The National Educational Welfare Board, in its role to give direction and support to projects, has assisted each project in this process to review plans to ensure front-line services are protected to the greatest extent possible. The board continues to work closely with management committees, schools and local school completion programme co-ordinators to ensure student supports are tailored to meet local needs. As a further support to projects in managing the challenges presented by programme adjustments, the Department has recently commissioned Pobal to undertake an analysis of existing operational and staffing arrangements with a view to providing advisory support to local management in such matters. It is intended that this work will commence shortly after Easter.
I want to focus on a project in my area, the Le Chéile project which covers five DEIS schools. It is in Knocknaheeny on the north side of Cork city. The Government is investing huge sums of money in regenerating the physical environment of the area. It is knocking down houses and rebuilding them to a high standard. While on the one hand the Government is doing that, on the other it is cutting the budgets for programmes to improve the social environment in those communities which is contradictory. This project has three members of staff who work 35 hours a week, one who works 24 hours and two who work 22 hours. They access 170 students. These are schools where traditionally there is a high level of early school leaving and a higher than average number of children with special needs. As a result of the budget cut the decision has to be made whether to cut the two members of staff who work 22 hours or to cut the programmes. It is not possible to implement another cut on top of the cuts of the previous two years of 6.5% without affecting front-line services.

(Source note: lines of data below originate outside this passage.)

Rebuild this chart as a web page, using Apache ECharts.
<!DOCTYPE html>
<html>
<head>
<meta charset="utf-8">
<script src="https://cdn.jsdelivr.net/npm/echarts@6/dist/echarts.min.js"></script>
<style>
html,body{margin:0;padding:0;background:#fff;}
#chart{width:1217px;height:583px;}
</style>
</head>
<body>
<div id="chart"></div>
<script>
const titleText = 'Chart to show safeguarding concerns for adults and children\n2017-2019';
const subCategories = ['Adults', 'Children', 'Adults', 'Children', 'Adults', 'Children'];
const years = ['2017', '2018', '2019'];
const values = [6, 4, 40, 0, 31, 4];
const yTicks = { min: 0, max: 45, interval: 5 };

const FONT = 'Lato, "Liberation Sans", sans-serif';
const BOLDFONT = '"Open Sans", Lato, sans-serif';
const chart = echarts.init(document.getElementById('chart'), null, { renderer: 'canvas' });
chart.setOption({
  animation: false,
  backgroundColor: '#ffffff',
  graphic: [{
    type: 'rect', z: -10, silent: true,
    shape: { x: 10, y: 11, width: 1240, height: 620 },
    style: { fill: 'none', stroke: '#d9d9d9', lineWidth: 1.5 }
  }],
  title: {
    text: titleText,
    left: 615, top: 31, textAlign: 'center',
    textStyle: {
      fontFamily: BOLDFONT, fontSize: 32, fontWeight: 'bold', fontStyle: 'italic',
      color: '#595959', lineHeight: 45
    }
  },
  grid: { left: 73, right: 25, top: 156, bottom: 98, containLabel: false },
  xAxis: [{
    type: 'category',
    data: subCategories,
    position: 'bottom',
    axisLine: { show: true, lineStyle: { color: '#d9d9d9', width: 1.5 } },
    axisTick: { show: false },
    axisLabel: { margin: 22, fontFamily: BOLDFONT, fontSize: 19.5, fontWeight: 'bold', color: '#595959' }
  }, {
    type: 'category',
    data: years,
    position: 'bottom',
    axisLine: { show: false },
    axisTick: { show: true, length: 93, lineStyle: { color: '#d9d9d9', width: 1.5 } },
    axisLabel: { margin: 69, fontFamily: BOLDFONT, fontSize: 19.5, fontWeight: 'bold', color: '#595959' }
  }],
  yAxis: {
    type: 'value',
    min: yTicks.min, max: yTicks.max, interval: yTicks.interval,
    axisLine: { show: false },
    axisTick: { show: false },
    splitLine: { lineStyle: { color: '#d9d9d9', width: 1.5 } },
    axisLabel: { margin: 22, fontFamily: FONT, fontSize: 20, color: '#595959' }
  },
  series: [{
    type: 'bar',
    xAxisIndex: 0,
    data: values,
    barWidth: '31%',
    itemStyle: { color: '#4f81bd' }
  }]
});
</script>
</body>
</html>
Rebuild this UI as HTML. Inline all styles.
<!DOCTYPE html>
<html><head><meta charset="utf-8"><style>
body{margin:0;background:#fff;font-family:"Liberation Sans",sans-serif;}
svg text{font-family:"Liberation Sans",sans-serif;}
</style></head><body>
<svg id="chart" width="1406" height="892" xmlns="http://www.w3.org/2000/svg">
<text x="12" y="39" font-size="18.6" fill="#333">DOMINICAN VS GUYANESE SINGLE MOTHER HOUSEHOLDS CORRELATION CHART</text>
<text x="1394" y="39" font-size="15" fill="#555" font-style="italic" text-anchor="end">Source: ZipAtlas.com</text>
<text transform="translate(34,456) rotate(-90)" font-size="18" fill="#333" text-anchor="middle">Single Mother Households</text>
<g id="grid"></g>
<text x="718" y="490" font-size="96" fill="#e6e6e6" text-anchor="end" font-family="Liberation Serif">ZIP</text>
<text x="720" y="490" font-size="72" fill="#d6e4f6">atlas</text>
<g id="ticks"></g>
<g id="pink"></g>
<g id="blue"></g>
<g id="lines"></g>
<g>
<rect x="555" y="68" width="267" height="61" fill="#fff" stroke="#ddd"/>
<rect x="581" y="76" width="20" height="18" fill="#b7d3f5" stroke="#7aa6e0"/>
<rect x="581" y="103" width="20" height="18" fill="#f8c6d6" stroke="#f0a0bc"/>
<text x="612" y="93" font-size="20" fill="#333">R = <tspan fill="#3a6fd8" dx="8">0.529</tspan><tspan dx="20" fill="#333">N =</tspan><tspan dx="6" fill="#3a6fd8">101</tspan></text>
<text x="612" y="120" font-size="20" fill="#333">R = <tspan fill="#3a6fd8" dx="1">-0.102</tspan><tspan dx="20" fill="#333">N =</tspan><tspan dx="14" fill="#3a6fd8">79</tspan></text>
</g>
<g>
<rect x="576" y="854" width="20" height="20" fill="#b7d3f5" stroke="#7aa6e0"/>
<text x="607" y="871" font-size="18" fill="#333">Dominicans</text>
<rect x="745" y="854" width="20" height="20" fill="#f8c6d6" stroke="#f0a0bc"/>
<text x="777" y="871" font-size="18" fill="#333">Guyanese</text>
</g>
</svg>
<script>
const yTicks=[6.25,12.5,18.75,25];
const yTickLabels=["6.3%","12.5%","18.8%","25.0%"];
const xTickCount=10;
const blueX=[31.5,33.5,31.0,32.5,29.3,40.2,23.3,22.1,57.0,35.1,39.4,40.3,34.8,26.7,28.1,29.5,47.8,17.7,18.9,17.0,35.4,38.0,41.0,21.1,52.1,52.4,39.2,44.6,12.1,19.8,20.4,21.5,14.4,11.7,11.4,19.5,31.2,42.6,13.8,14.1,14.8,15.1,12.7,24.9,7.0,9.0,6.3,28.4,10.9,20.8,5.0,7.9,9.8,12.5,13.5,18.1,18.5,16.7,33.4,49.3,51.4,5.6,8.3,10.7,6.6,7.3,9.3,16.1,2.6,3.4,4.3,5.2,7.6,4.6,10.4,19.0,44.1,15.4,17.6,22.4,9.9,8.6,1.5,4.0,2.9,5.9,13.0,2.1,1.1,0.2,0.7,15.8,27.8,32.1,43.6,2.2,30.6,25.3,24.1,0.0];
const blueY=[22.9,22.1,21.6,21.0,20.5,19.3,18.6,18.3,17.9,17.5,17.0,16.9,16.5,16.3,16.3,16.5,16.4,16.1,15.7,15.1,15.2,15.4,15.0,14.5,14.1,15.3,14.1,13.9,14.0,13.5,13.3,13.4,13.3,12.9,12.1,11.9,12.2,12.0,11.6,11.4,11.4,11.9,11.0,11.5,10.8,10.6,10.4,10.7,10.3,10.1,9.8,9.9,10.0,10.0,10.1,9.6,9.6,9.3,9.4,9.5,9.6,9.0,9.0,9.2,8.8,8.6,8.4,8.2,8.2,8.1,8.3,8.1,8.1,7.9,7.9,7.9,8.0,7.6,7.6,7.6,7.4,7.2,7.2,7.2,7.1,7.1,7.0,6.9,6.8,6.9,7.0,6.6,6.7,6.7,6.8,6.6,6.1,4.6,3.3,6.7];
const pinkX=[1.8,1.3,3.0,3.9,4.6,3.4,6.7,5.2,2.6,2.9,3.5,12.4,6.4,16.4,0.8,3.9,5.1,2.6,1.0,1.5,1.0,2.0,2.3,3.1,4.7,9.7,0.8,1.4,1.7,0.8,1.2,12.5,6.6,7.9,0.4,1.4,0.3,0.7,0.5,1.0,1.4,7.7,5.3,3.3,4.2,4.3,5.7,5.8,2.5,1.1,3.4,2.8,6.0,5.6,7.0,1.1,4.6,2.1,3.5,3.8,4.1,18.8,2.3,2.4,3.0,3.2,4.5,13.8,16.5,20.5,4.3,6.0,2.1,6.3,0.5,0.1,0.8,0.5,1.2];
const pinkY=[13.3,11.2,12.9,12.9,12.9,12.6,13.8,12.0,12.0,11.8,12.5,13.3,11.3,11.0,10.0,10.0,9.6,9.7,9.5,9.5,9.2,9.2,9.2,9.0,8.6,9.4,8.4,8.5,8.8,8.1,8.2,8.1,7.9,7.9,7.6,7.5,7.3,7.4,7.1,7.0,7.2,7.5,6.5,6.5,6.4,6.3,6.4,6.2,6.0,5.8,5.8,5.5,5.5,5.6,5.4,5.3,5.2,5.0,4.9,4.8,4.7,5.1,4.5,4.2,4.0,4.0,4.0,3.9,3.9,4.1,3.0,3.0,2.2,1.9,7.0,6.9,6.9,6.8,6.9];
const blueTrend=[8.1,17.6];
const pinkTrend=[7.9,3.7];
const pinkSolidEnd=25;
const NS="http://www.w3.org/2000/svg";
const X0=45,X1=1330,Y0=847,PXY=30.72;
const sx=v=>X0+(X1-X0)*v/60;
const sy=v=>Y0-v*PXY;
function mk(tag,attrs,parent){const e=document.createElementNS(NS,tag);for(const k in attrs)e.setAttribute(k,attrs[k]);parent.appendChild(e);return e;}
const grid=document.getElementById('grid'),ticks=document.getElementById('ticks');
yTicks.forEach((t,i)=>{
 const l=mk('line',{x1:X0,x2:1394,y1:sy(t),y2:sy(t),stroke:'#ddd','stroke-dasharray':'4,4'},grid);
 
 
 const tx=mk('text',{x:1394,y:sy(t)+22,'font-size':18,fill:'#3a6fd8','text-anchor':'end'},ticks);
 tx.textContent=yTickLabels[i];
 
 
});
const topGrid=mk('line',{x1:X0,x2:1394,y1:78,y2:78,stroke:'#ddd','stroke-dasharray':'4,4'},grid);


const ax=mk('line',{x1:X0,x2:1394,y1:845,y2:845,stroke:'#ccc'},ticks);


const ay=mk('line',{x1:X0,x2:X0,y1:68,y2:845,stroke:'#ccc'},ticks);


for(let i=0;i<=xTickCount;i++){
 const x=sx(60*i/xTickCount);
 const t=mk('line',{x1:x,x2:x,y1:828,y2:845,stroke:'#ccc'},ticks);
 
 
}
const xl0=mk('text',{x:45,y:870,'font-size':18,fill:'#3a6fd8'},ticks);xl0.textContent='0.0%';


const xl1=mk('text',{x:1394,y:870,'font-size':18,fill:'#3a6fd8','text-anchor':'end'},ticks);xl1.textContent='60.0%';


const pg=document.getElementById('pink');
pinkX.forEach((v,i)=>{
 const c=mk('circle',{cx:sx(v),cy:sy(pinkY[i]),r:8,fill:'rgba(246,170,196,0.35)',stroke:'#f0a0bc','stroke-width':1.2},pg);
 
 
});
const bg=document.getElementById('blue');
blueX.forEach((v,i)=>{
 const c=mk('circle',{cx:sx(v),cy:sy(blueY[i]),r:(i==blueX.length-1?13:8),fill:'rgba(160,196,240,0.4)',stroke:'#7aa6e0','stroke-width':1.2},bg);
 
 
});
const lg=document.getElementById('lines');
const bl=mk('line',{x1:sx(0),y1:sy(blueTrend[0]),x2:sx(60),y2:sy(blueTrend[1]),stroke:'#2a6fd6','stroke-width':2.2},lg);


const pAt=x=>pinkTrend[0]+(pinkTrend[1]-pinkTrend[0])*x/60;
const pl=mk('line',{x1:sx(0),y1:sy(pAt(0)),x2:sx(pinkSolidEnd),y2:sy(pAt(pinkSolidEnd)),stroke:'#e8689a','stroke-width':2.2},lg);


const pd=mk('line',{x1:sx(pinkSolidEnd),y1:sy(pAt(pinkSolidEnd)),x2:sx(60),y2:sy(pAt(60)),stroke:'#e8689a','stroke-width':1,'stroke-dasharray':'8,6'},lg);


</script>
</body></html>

In his response the Minister of State said, "The Department must play its part in the collective Government effort to reduce our unsustainable day-to-day deficit. That is the reality for the Department of Children and Youth Affairs as well as others." The reality of a 6.5% cut to these communities is that children who now have the supports and resources to complete their education may not have them in September. They may not get the opportunity to complete their education. If we cut these resources and staff and the co-ordinators have to decide whether to cut back on programmes, children will suffer. That does not make any economic sense in the long run because if people leave school before they have the opportunity to realise their educational potential it will cost us more. The Department needs to consider that. In this project 6.5% represents approximately €25,000 or €26,000 which is not a large sum of money but one cannot put a price on the benefit to the community, the schools and the children of having it. I ask the Minister of State to ask the Minister for Children and Youth Affairs to reconsider the budget cuts which will be implemented in September.
I acknowledge the Deputy's points and assure him that I will bring them to the attention of the Minister, particularly the Le Chéile project in Knocknaheeny.
While there are significant financial problems everywhere the full adjustment identified in the comprehensive review of expenditure for 2014 will be further considered in the context of a review of the programme to be undertaken this year. A core objective of the review will be to ensure that available funds are appropriately targeted to support those pupils most at risk of early school leaving. The review will address the potential to achieve greater consistency in programme delivery, administration and examine the reforms necessary to consolidate the programme on a sustainable footing. Terms of reference are being finalised and the Department will consult with individual projects during the course of this review.